As you may have guessed, this GC algorithm requires us to implement traversal on the graph of objects. The book has a pretty good picture demonstrating this:

Garbage collector tracing through the graph of objects

To implement the mark-and-sweep algorithm, we must first find out the objects directly reachable in the current context, which are the root objects. In Lox, this includes objects in:

  • the evaluation stack of the virtual machine
  • the hash table containing all the global objects of the virtual machine
  • the call frame stack of the virtual machine
  • the list of open upvalue references (which themselves are objects on the heap)
  • the compiler stack (which allocates objects of type ObjFunction)

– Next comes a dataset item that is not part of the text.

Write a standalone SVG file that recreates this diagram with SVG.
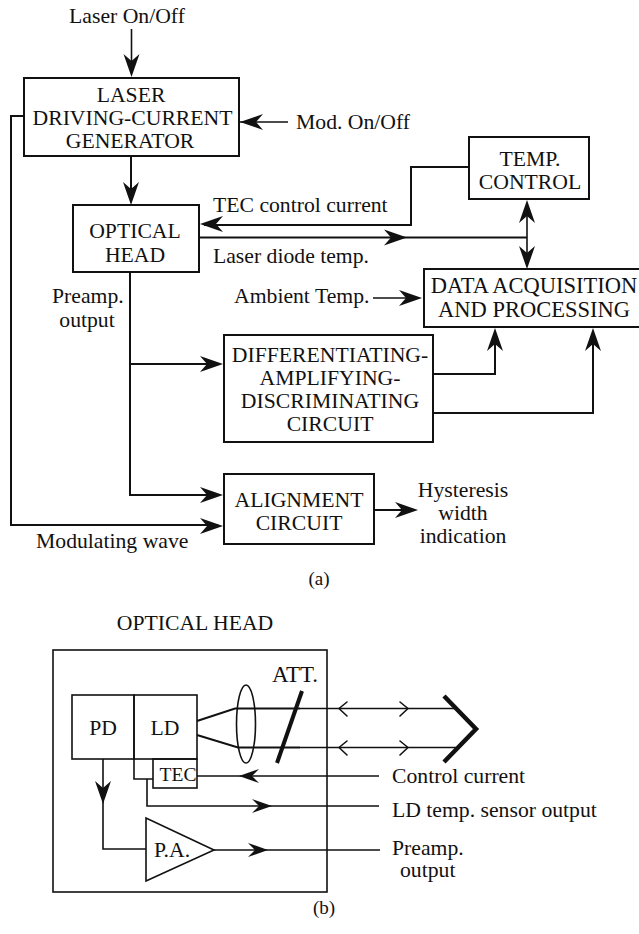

After marking the root objects, we need to further traverse the objects that could be reached indirectly:

  • ObjBoundMethod references its receiver and closure
  • ObjClass references its name and methods
  • ObjClosure references its function and upvalues
  • ObjFunction references its name and constants (which may include objects)
  • ObjInstance references its class and fields
  • ObjUpValue references its closed values

The Lox VM applies DFS to traverse the object graph. When the traversal is done, the garbage collector works to free inactive (unreachable/unused) objects. The VM maintains a linked list of all objects allocated so far, and during the sweep phase all the inactive objects are removed from the linked list and freed.

Potential Bugs

However, bugs do exist in the lox garbage collector because the C stack is invisible to it. If an object resides only in the C stack and is actually active for it will be used (for example by native code later), it could potentially get freed since it cannot be marked during a GC.